At Scranton's annual Saint Patrick's Day parade, some of the green Obama signs distributed by staffers were burned along the parade route. That was the first signal that this wasn't exactly Obama country. There would be others.

In a letter to the editor published in a local paper, Tunkhannock Borough Mayor Norm Ball explained his support of Hillary Clinton this way: "Barack Hussein Obama and all of his talk will do nothing for our country. There is so much that people don't know about his upbringing in the Muslim world. His stepfather was a radical Muslim and the ranting of his minister against the white America, you can't convince me that some of that didn't rub off on him.

"No, I want a president that will salute our flag, and put their hand on the Bible when they take the oath of office."

Karen Seifert, a volunteer from New York, was outside of the largest polling location in Lackawanna County, Pa., on primary day when she was pressed by a Clinton volunteer to explain her backing of Obama. "I trust him," Seifert replied. According to Seifert, the woman pointed to Obama's face on Seifert's T-shirt and said: "He's a half-breed and he's a Muslim. How can you trust that?"
How disgusting, depressing and infuriating.

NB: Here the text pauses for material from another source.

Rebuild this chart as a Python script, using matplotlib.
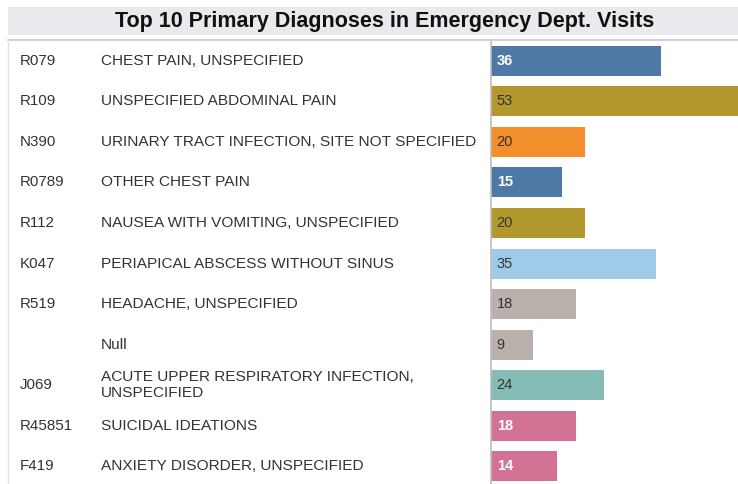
"""Top 10 primary diagnoses in emergency dept. visits (horizontal bar table)."""

import matplotlib.pyplot as plt
from matplotlib.patches import Rectangle
from matplotlib.lines import Line2D
from matplotlib.transforms import blended_transform_factory

plt.rcParams["font.family"] = ["Liberation Sans", "DejaVu Sans"]

codes = ["R079", "R109", "N390", "R0789", "R112", "K047", "R519", "", "J069", "R45851", "F419"]
descriptions = [
    "CHEST PAIN, UNSPECIFIED",
    "UNSPECIFIED ABDOMINAL PAIN",
    "URINARY TRACT INFECTION, SITE NOT SPECIFIED",
    "OTHER CHEST PAIN",
    "NAUSEA WITH VOMITING, UNSPECIFIED",
    "PERIAPICAL ABSCESS WITHOUT SINUS",
    "HEADACHE, UNSPECIFIED",
    "Null",
    "ACUTE UPPER RESPIRATORY INFECTION,\nUNSPECIFIED",
    "SUICIDAL IDEATIONS",
    "ANXIETY DISORDER, UNSPECIFIED",
]
visits = [36, 53, 20, 15, 20, 35, 18, 9, 24, 18, 14]
colors = ["#4e79a7", "#b3992d", "#f28e2b", "#4e79a7", "#b3992d", "#a0cbe8",
          "#bab0ac", "#bab0ac", "#86bcb6", "#d37295", "#d37295"]
white_label = [True, False, False, True, False, False, False, False, False, True, True]

W, H = 738, 484
fig = plt.figure(figsize=(W / 100, H / 100), dpi=100)

# title band
fig.patches.append(Rectangle((8 / W, 1 - 35 / H), 1 - 8 / W, 28 / H,
                             transform=fig.transFigure, facecolor="#e9eaee",
                             edgecolor="none", zorder=0))
fig.text(385 / W, 1 - 21.5 / H, "Top 10 Primary Diagnoses in Emergency Dept. Visits",
         ha="center", va="center", fontsize=15.5, fontweight="bold", color="#111111")
fig.lines.append(Line2D([8 / W, 1], [1 - 40 / H, 1 - 40 / H], transform=fig.transFigure,
                        color="#c8c8c8", linewidth=1.2))
fig.lines.append(Line2D([8 / W, 8 / W], [0, 1 - 40 / H], transform=fig.transFigure,
                        color="#e4e4e4", linewidth=1))

ax = fig.add_axes([491 / W, 0, 1 - 491 / W, 1 - 41 / H])
y = list(range(len(visits)))
ax.barh(y, visits, height=0.74, color=colors, edgecolor="none")
ax.set_xlim(0, 52.4)
ax.set_ylim(10.44, -0.49)
ax.set_xticks([])
ax.set_yticks([])
for side in ["top", "right", "bottom"]:
    ax.spines[side].set_visible(False)
ax.spines["left"].set_color("#bdbdbd")
ax.spines["left"].set_linewidth(1.2)

for i, v in enumerate(visits):
    white = white_label[i]
    ax.text(1.2, i, str(v), va="center", ha="left", fontsize=10.5,
            color="white" if white else "#333333",
            fontweight="bold" if white else "normal")

trans = blended_transform_factory(fig.transFigure, ax.transData)
for i, (c, d) in enumerate(zip(codes, descriptions)):
    ax.text(20 / W, i, c, transform=trans, va="center", ha="left",
            fontsize=10.9, color="#333333", clip_on=False)
    ax.text(101 / W, i, d, transform=trans, va="center", ha="left",
            fontsize=11.1, color="#333333", clip_on=False, linespacing=1.15)

fig.savefig("out.png", dpi=100)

On the other hand, I'm inspired by the young Obama volunteers who are out there campaigning in the midst of all these racist idiots. Throughout the primaries, I've been impressed by younger voters who are fired up about this election, getting so involved, turning out in huge numbers, and who seem much less concerned about someone's gender or race. Good for them.

5 comments:

Jeff said...

It's disheartening. Back in their heyday in the twenties, the Klan had their biggest membership in Indiana. In fact, one of my wife's great uncles (Claude or Harry, I forget which one) was a Kluxer in New York state.

You know, the first time I saw that photo was in my sociology textbook in my freshman year in college. It's one thing for a bunch of lynching murderers to be hanging around for a photo, but the thing I always found most chilling was the young feller playfully tugging on the thumb of his dull-eyed girlfriend. Now there's a fun night out on a date... Let's go for ice cream next...

cowboyangel said...

You're right - that's the scariest part of the photo.

Do you think this kind of ground-level racism is going to be a problem in the general election?

Jeff said...

Man, I don't know.... I thought the people who still felt this way weren't inclined to vote Democratic to begin with. I thought they'd already left the party a couple of decades ago, the ones that you would term reactionary.

What really frosts me was the self-fulfilling prophecy that played out here. The race card was played, and now it's being used as a rationale by the people who played it to stay alive in this contest. Then again, maybe it wouldn't have made any difference. Maybe this stuff really was latent out there after all.

cowboyangel said...

I thought they'd already left the party a couple of decades ago

Or four decades ago. I wonder how many of these people have been Democrats all along and how many are refugees from the Bush Republicans who decided to try something different? My feeling is that many were here all along but never had to deal with an African-American candidate before.

I do think the Clintons playing the race card will be incredibly damaging in the general election. It's given legitimacy to something really horrid and something that I'm not convinced the Republicans could've gotten away with as well if they had initiated it.

Liam said...

I still think Obama can change the minds of unexpected people, but I don't know about this level of troglodytism. The electoral math worries me a little bit. There has been talk about how no dem has won the general election and lost WV for a number of decades. That's not true -- Gore lost WV but won the election (he just lost the presidency, the idiot).

Still, so many things have changed this time around it's hard to tell. Tons of voter registration, tons of young people who will actually vote. They can more than compensate for the few knuckle-draggers who wouldn't be voting GOP anyway.